What is asked: Reproduce all the lines exactly as they stand, apart from the pictures.

::: Data excerpt :::

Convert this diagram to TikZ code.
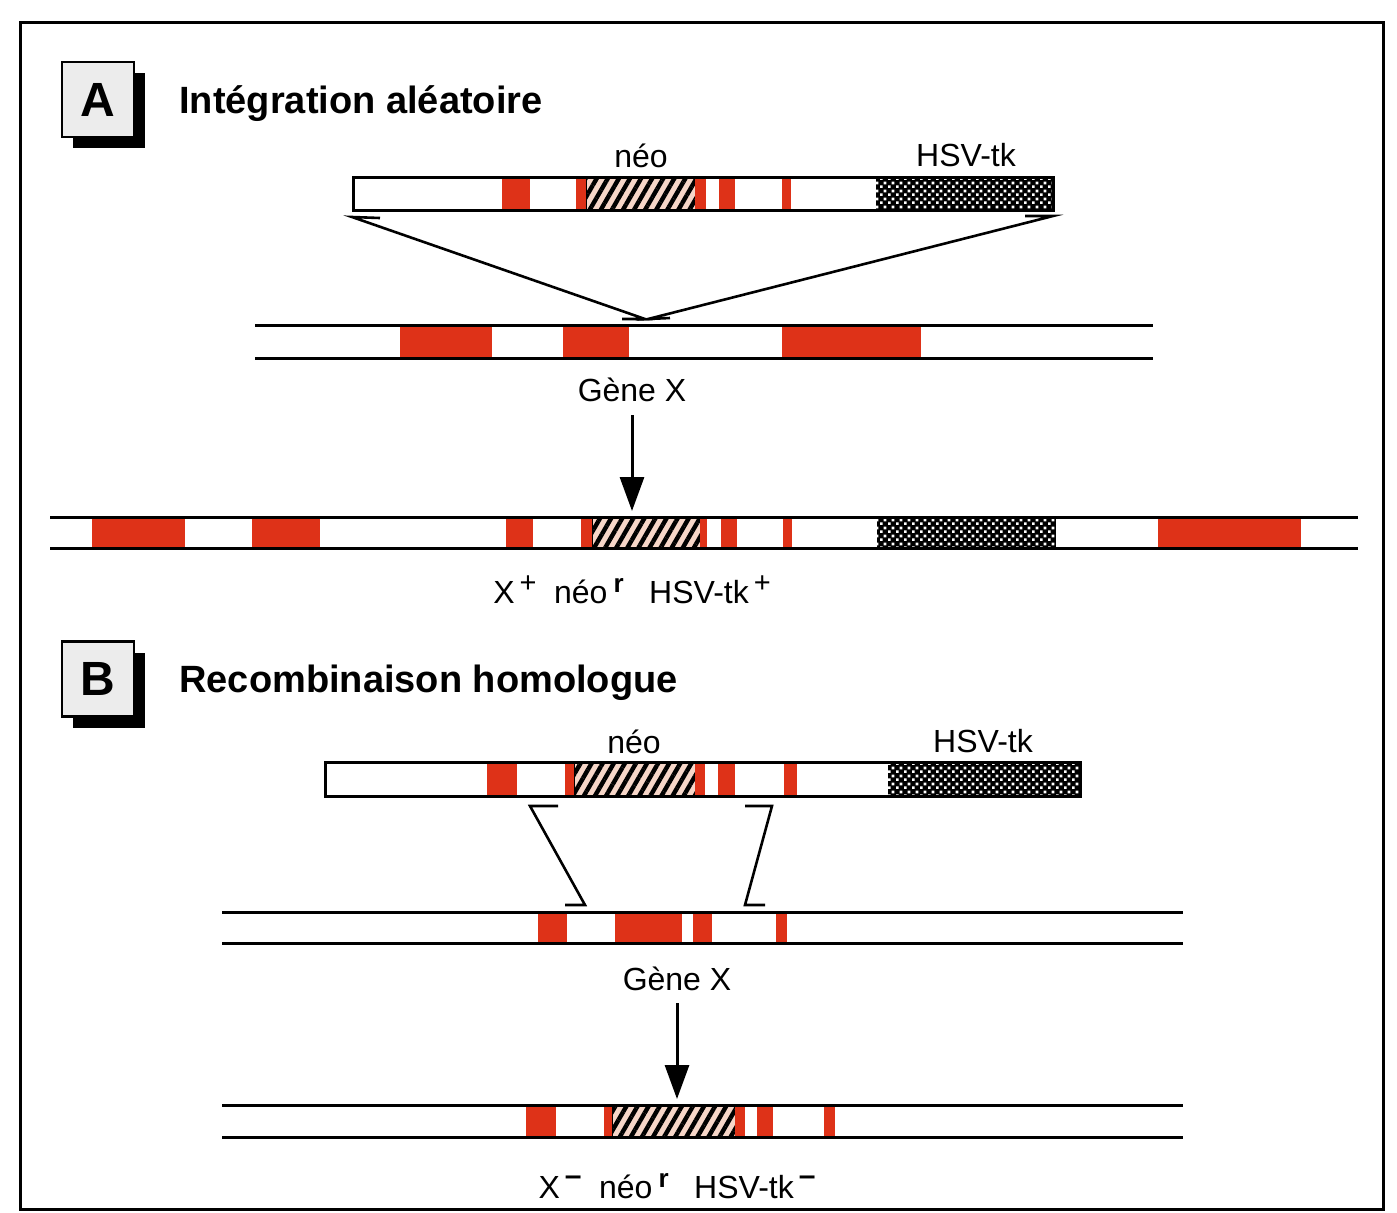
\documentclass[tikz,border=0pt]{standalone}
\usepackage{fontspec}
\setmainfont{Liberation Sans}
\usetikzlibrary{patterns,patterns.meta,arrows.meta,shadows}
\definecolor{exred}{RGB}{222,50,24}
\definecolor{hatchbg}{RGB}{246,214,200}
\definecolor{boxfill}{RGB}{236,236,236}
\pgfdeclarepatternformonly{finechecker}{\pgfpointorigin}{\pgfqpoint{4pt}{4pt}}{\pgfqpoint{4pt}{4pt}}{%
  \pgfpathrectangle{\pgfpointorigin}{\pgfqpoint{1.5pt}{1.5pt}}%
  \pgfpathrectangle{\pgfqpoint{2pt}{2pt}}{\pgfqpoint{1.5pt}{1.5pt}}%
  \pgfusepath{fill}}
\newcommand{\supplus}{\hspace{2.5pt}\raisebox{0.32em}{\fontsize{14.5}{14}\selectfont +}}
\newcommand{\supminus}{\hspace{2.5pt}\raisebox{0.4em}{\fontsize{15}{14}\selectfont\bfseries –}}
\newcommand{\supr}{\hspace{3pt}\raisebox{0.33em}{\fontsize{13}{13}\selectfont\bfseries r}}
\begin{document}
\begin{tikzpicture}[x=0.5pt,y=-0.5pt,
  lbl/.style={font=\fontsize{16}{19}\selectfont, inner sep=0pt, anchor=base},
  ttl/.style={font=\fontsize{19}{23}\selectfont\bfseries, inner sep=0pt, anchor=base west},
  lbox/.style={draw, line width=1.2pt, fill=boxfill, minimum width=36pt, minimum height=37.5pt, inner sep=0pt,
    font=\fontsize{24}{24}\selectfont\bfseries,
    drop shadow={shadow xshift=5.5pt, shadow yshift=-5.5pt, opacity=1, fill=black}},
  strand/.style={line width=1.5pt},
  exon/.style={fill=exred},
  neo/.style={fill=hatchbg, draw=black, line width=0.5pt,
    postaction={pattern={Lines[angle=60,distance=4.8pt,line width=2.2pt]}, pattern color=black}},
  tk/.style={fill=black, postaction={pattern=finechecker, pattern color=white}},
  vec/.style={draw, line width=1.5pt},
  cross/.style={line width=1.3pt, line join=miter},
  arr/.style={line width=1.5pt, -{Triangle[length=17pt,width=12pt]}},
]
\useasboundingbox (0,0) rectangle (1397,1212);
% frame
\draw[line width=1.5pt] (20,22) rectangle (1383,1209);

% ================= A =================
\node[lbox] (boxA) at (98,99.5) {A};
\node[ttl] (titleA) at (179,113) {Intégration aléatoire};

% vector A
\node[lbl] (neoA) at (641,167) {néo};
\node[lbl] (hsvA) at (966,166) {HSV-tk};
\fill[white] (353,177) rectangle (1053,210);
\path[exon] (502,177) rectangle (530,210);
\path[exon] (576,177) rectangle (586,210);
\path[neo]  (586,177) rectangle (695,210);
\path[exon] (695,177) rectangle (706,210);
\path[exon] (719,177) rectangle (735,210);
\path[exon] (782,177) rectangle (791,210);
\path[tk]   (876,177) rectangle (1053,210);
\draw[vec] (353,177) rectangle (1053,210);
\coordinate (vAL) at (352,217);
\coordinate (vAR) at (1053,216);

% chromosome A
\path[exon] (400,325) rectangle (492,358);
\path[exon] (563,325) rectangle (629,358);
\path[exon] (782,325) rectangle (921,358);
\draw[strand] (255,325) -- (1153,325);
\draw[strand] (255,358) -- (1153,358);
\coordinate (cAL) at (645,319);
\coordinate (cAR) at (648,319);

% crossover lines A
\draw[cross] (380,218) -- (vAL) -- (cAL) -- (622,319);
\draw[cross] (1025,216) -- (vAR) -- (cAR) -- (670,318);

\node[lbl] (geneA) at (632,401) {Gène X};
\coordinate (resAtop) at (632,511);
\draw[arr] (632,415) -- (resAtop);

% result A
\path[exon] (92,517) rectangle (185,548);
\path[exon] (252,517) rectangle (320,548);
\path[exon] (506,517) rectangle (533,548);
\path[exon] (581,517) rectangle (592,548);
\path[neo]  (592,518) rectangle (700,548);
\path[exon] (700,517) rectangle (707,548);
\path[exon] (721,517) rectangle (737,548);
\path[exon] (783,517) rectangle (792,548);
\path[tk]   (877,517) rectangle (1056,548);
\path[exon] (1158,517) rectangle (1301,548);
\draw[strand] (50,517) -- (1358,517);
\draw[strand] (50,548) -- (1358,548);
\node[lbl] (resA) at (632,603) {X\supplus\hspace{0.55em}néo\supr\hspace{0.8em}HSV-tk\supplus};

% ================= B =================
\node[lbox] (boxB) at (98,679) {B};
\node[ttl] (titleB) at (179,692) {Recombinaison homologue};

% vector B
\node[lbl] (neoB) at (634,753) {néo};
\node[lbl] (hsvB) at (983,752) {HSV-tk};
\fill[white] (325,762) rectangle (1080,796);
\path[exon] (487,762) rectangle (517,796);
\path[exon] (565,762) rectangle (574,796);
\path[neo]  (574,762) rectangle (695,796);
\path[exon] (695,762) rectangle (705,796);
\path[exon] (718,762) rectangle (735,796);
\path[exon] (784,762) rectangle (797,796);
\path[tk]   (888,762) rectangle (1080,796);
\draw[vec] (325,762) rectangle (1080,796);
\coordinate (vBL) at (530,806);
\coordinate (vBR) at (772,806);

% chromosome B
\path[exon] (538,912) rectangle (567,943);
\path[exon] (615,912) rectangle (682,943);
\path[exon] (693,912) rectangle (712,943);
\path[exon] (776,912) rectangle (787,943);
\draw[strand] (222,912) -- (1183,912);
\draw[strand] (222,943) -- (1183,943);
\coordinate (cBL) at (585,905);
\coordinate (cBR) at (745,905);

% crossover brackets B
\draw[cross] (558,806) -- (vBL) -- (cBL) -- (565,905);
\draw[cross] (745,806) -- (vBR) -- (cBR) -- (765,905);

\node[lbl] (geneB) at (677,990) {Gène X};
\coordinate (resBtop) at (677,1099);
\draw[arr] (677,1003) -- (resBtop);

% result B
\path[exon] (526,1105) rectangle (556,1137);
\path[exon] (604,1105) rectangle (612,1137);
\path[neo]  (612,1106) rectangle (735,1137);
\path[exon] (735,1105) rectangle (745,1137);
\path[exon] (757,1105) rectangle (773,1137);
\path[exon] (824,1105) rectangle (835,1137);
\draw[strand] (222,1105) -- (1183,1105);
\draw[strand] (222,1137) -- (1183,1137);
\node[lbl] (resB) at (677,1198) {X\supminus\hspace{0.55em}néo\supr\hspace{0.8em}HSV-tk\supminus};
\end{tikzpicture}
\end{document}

:::

Completed task:
Convert this diagram to TikZ code.
\documentclass[tikz,border=0pt]{standalone}
\usepackage{fontspec}
\setmainfont{Liberation Sans}
\usetikzlibrary{patterns,patterns.meta,arrows.meta,shadows}
\definecolor{exred}{RGB}{222,50,24}
\definecolor{hatchbg}{RGB}{246,214,200}
\definecolor{boxfill}{RGB}{236,236,236}
\pgfdeclarepatternformonly{finechecker}{\pgfpointorigin}{\pgfqpoint{4pt}{4pt}}{\pgfqpoint{4pt}{4pt}}{%
  \pgfpathrectangle{\pgfpointorigin}{\pgfqpoint{1.5pt}{1.5pt}}%
  \pgfpathrectangle{\pgfqpoint{2pt}{2pt}}{\pgfqpoint{1.5pt}{1.5pt}}%
  \pgfusepath{fill}}
\newcommand{\supplus}{\hspace{2.5pt}\raisebox{0.32em}{\fontsize{14.5}{14}\selectfont +}}
\newcommand{\supminus}{\hspace{2.5pt}\raisebox{0.4em}{\fontsize{15}{14}\selectfont\bfseries –}}
\newcommand{\supr}{\hspace{3pt}\raisebox{0.33em}{\fontsize{13}{13}\selectfont\bfseries r}}
\begin{document}
\begin{tikzpicture}[x=0.5pt,y=-0.5pt,
  lbl/.style={font=\fontsize{16}{19}\selectfont, inner sep=0pt, anchor=base},
  ttl/.style={font=\fontsize{19}{23}\selectfont\bfseries, inner sep=0pt, anchor=base west},
  lbox/.style={draw, line width=1.2pt, fill=boxfill, minimum width=36pt, minimum height=37.5pt, inner sep=0pt,
    font=\fontsize{24}{24}\selectfont\bfseries,
    drop shadow={shadow xshift=5.5pt, shadow yshift=-5.5pt, opacity=1, fill=black}},
  strand/.style={line width=1.5pt},
  exon/.style={fill=exred},
  neo/.style={fill=hatchbg, draw=black, line width=0.5pt,
    postaction={pattern={Lines[angle=60,distance=4.8pt,line width=2.2pt]}, pattern color=black}},
  tk/.style={fill=black, postaction={pattern=finechecker, pattern color=white}},
  vec/.style={draw, line width=1.5pt},
  cross/.style={line width=1.3pt, line join=miter},
  arr/.style={line width=1.5pt, -{Triangle[length=17pt,width=12pt]}},
]
\useasboundingbox (0,0) rectangle (1397,1212);
% frame
\draw[line width=1.5pt] (20,22) rectangle (1383,1209);

% ================= A =================
\node[lbox] (boxA) at (98,99.5) {A};
\node[ttl] (titleA) at (179,113) {Intégration aléatoire};

% vector A
\node[lbl] (neoA) at (641,167) {néo};
\node[lbl] (hsvA) at (966,166) {HSV-tk};
\fill[white] (353,177) rectangle (1053,210);
\path[exon] (502,177) rectangle (530,210);
\path[exon] (576,177) rectangle (586,210);
\path[neo]  (586,177) rectangle (695,210);
\path[exon] (695,177) rectangle (706,210);
\path[exon] (719,177) rectangle (735,210);
\path[exon] (782,177) rectangle (791,210);
\path[tk]   (876,177) rectangle (1053,210);
\draw[vec] (353,177) rectangle (1053,210);
\coordinate (vAL) at (352,217);
\coordinate (vAR) at (1053,216);

% chromosome A
\path[exon] (400,325) rectangle (492,358);
\path[exon] (563,325) rectangle (629,358);
\path[exon] (782,325) rectangle (921,358);
\draw[strand] (255,325) -- (1153,325);
\draw[strand] (255,358) -- (1153,358);
\coordinate (cAL) at (645,319);
\coordinate (cAR) at (648,319);

% crossover lines A
\draw[cross] (380,218) -- (vAL) -- (cAL) -- (622,319);
\draw[cross] (1025,216) -- (vAR) -- (cAR) -- (670,318);

\node[lbl] (geneA) at (632,401) {Gène X};
\coordinate (resAtop) at (632,511);
\draw[arr] (632,415) -- (resAtop);

% result A
\path[exon] (92,517) rectangle (185,548);
\path[exon] (252,517) rectangle (320,548);
\path[exon] (506,517) rectangle (533,548);
\path[exon] (581,517) rectangle (592,548);
\path[neo]  (592,518) rectangle (700,548);
\path[exon] (700,517) rectangle (707,548);
\path[exon] (721,517) rectangle (737,548);
\path[exon] (783,517) rectangle (792,548);
\path[tk]   (877,517) rectangle (1056,548);
\path[exon] (1158,517) rectangle (1301,548);
\draw[strand] (50,517) -- (1358,517);
\draw[strand] (50,548) -- (1358,548);
\node[lbl] (resA) at (632,603) {X\supplus\hspace{0.55em}néo\supr\hspace{0.8em}HSV-tk\supplus};

% ================= B =================
\node[lbox] (boxB) at (98,679) {B};
\node[ttl] (titleB) at (179,692) {Recombinaison homologue};

% vector B
\node[lbl] (neoB) at (634,753) {néo};
\node[lbl] (hsvB) at (983,752) {HSV-tk};
\fill[white] (325,762) rectangle (1080,796);
\path[exon] (487,762) rectangle (517,796);
\path[exon] (565,762) rectangle (574,796);
\path[neo]  (574,762) rectangle (695,796);
\path[exon] (695,762) rectangle (705,796);
\path[exon] (718,762) rectangle (735,796);
\path[exon] (784,762) rectangle (797,796);
\path[tk]   (888,762) rectangle (1080,796);
\draw[vec] (325,762) rectangle (1080,796);
\coordinate (vBL) at (530,806);
\coordinate (vBR) at (772,806);

% chromosome B
\path[exon] (538,912) rectangle (567,943);
\path[exon] (615,912) rectangle (682,943);
\path[exon] (693,912) rectangle (712,943);
\path[exon] (776,912) rectangle (787,943);
\draw[strand] (222,912) -- (1183,912);
\draw[strand] (222,943) -- (1183,943);
\coordinate (cBL) at (585,905);
\coordinate (cBR) at (745,905);

% crossover brackets B
\draw[cross] (558,806) -- (vBL) -- (cBL) -- (565,905);
\draw[cross] (745,806) -- (vBR) -- (cBR) -- (765,905);

\node[lbl] (geneB) at (677,990) {Gène X};
\coordinate (resBtop) at (677,1099);
\draw[arr] (677,1003) -- (resBtop);

% result B
\path[exon] (526,1105) rectangle (556,1137);
\path[exon] (604,1105) rectangle (612,1137);
\path[neo]  (612,1106) rectangle (735,1137);
\path[exon] (735,1105) rectangle (745,1137);
\path[exon] (757,1105) rectangle (773,1137);
\path[exon] (824,1105) rectangle (835,1137);
\draw[strand] (222,1105) -- (1183,1105);
\draw[strand] (222,1137) -- (1183,1137);
\node[lbl] (resB) at (677,1198) {X\supminus\hspace{0.55em}néo\supr\hspace{0.8em}HSV-tk\supminus};
\end{tikzpicture}
\end{document}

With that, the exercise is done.